| Requirements |
Answer with a single number: the count of lines that hold "code".

Data listing:
☆ ☆ ☆ ☆

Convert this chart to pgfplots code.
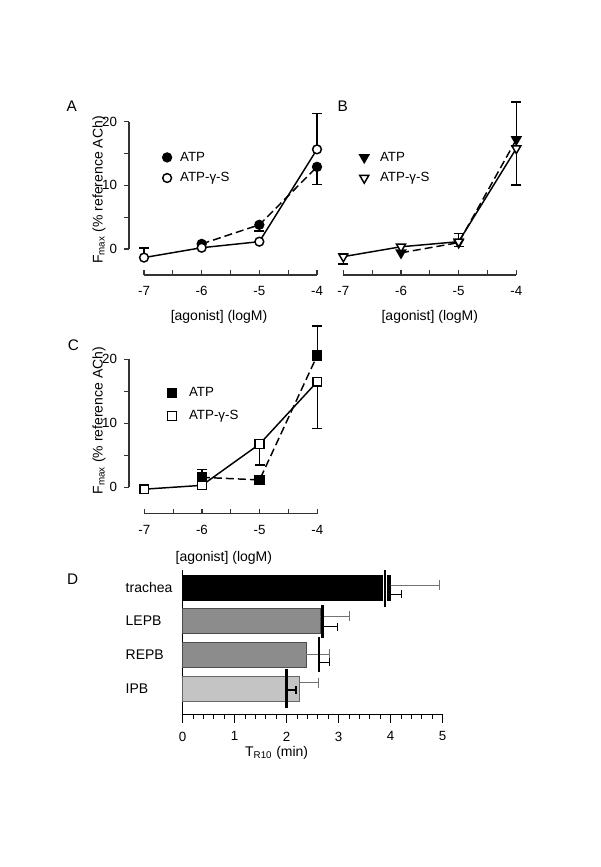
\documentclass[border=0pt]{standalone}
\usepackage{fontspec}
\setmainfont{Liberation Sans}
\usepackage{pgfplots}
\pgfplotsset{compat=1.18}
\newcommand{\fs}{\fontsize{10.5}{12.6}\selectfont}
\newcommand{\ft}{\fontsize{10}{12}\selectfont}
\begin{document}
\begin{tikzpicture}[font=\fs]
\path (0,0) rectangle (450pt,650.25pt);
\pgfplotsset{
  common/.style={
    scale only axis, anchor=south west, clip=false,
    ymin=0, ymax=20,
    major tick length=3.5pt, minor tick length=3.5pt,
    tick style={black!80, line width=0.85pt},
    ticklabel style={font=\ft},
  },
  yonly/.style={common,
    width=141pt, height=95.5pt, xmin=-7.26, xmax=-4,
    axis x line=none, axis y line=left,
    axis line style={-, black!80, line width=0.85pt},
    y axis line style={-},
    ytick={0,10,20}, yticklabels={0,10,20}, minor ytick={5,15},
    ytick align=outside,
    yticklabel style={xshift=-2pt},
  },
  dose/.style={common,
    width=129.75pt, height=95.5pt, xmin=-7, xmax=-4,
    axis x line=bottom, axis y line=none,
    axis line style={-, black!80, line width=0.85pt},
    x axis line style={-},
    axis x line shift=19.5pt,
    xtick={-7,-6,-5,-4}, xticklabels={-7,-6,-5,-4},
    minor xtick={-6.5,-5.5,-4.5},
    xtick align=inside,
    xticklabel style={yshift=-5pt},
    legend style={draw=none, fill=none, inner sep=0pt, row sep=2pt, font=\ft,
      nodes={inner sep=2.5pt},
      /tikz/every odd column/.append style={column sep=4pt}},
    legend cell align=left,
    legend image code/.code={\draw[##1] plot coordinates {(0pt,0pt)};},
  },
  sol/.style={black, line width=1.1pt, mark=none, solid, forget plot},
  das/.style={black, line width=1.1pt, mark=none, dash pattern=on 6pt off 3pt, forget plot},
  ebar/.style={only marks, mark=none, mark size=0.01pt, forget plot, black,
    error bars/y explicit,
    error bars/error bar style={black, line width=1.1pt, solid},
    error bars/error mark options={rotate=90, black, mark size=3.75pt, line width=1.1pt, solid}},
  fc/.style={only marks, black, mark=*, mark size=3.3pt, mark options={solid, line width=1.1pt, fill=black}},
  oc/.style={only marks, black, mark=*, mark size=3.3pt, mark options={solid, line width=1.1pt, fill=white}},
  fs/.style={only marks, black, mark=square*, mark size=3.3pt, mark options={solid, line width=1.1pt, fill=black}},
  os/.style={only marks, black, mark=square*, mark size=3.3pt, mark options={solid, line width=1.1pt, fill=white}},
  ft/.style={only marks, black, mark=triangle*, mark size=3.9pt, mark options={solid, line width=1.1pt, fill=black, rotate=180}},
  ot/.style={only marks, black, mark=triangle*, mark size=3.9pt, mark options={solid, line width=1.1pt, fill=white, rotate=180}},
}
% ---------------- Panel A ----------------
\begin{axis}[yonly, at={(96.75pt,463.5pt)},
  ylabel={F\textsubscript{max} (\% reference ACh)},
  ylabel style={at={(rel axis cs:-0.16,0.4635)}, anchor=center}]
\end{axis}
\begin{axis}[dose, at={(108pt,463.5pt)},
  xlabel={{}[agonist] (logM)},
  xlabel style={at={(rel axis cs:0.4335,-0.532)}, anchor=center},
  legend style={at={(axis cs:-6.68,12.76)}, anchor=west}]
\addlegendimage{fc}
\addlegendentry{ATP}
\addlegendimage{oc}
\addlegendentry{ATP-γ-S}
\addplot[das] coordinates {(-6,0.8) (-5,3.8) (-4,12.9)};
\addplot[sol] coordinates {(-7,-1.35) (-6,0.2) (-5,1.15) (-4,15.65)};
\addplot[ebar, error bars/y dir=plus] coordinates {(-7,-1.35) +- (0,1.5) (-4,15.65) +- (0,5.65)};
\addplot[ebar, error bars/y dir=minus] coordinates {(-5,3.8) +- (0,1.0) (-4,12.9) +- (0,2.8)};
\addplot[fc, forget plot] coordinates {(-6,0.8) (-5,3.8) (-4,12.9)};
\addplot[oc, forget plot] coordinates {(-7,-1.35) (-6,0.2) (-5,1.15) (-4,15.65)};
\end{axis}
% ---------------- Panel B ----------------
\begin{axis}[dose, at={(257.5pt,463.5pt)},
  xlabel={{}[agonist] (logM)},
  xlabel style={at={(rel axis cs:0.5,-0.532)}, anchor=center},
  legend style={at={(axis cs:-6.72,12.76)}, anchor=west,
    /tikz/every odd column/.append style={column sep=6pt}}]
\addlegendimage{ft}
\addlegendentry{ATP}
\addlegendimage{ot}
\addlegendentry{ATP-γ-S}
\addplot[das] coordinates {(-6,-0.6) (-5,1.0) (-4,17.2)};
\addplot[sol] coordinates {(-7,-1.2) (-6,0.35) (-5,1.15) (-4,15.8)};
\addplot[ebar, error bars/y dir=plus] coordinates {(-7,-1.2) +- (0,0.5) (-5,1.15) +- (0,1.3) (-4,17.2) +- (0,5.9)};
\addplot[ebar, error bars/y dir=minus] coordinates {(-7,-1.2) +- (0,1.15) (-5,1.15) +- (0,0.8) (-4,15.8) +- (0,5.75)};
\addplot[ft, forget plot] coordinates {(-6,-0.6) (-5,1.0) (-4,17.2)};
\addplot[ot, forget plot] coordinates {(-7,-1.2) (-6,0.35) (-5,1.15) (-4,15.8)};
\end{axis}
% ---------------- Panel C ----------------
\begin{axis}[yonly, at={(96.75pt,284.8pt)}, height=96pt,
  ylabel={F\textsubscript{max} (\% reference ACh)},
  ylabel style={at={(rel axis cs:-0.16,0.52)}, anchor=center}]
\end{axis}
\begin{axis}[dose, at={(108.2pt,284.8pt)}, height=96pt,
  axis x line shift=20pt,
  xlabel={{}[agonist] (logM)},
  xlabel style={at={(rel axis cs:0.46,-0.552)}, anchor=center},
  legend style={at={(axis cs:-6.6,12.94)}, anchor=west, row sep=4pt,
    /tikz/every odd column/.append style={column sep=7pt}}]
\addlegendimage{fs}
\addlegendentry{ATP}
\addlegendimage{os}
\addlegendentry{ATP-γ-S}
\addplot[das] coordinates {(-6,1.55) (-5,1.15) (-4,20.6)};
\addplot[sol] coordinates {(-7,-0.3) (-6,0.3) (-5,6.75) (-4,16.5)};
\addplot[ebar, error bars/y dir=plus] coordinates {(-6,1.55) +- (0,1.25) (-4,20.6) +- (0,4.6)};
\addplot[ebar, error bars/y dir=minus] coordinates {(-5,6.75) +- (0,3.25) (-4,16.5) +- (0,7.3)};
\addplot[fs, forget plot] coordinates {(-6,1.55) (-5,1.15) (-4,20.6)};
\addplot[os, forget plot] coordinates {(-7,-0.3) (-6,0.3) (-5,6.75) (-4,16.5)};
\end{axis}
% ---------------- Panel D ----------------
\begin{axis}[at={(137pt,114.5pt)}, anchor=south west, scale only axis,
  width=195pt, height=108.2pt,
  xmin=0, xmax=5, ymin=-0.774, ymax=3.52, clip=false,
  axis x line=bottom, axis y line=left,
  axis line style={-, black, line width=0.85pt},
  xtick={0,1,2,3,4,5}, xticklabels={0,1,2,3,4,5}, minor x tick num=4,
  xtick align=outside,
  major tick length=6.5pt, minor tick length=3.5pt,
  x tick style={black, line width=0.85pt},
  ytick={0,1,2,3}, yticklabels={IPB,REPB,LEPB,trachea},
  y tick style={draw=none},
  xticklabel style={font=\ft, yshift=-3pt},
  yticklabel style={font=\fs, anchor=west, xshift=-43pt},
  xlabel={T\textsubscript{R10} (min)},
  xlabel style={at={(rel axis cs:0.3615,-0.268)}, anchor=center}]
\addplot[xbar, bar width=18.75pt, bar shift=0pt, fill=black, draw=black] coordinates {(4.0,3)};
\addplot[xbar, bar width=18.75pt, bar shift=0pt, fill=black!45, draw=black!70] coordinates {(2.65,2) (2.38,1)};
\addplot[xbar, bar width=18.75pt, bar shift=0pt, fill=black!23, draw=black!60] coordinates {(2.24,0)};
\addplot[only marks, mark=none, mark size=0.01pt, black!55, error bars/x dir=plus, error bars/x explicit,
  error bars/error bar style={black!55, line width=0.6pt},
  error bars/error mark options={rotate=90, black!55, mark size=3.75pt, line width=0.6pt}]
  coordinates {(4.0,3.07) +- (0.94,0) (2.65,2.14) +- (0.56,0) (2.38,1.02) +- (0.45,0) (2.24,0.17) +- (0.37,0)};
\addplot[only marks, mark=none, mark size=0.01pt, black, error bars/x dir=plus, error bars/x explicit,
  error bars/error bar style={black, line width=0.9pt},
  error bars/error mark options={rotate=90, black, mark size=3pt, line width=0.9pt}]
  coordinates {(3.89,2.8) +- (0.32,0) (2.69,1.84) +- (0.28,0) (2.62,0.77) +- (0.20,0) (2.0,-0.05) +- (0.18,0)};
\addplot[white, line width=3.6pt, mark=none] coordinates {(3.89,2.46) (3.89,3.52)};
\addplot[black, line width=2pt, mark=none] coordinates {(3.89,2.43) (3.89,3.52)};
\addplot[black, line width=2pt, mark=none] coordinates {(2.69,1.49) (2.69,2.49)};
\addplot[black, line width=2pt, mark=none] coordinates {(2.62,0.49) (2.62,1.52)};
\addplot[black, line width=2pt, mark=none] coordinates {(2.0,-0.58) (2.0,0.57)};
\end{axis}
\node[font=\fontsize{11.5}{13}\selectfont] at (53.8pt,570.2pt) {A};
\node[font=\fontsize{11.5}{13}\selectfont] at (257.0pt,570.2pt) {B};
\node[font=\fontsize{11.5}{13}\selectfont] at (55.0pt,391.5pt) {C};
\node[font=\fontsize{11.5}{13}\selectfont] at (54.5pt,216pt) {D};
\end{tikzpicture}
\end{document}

☆ ☆ ☆ ☆

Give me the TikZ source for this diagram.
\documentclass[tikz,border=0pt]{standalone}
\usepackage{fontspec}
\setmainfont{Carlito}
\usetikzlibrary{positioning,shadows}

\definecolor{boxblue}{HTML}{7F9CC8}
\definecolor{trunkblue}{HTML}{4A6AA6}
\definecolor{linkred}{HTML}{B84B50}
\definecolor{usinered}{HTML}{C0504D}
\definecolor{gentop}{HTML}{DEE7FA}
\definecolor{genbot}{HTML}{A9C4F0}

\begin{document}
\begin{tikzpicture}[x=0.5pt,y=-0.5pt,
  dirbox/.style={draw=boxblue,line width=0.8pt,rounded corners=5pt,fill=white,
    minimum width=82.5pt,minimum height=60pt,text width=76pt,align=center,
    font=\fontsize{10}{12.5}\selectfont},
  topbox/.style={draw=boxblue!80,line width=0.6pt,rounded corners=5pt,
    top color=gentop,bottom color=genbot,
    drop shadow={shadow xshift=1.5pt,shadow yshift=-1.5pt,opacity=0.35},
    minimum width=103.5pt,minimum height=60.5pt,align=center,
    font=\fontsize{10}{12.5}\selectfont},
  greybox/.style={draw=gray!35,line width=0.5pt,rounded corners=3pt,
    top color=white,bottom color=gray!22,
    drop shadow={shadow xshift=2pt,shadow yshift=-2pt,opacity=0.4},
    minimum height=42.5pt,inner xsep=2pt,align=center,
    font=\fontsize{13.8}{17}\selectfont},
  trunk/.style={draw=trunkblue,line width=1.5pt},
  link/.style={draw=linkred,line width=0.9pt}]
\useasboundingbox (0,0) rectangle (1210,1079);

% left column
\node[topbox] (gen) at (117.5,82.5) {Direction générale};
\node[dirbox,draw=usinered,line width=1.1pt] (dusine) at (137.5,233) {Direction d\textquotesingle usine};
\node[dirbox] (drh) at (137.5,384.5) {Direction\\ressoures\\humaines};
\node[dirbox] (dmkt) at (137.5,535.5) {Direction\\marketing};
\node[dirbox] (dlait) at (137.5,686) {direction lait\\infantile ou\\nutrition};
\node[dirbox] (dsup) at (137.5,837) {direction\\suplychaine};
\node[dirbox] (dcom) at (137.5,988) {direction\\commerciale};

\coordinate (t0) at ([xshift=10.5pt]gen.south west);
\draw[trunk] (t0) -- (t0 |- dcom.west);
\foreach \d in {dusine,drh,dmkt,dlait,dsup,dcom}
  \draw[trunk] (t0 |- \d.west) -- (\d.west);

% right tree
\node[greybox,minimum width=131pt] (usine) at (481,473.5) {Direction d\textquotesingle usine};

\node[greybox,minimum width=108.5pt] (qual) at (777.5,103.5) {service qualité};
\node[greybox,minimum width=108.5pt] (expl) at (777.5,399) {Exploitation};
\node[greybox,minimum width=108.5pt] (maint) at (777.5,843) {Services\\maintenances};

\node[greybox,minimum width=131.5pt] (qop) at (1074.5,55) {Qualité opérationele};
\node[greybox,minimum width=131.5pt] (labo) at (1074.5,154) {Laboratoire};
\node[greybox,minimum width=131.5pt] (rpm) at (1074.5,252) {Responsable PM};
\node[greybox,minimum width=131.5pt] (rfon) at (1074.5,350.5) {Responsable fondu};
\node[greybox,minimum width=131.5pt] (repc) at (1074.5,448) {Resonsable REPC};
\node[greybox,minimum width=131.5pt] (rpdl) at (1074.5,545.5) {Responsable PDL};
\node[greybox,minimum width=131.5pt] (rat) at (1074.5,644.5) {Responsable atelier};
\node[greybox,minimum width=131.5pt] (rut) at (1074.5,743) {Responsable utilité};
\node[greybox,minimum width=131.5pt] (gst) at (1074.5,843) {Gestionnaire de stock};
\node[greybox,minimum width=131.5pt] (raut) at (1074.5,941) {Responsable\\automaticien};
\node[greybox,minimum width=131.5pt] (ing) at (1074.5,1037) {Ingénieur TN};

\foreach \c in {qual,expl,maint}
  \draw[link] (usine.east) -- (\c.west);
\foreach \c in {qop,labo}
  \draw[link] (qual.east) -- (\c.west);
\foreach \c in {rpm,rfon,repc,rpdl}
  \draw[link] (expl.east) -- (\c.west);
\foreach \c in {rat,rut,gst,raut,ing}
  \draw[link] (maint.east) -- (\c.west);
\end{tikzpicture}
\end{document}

☆ ☆ ☆ ☆

| The completed task |
2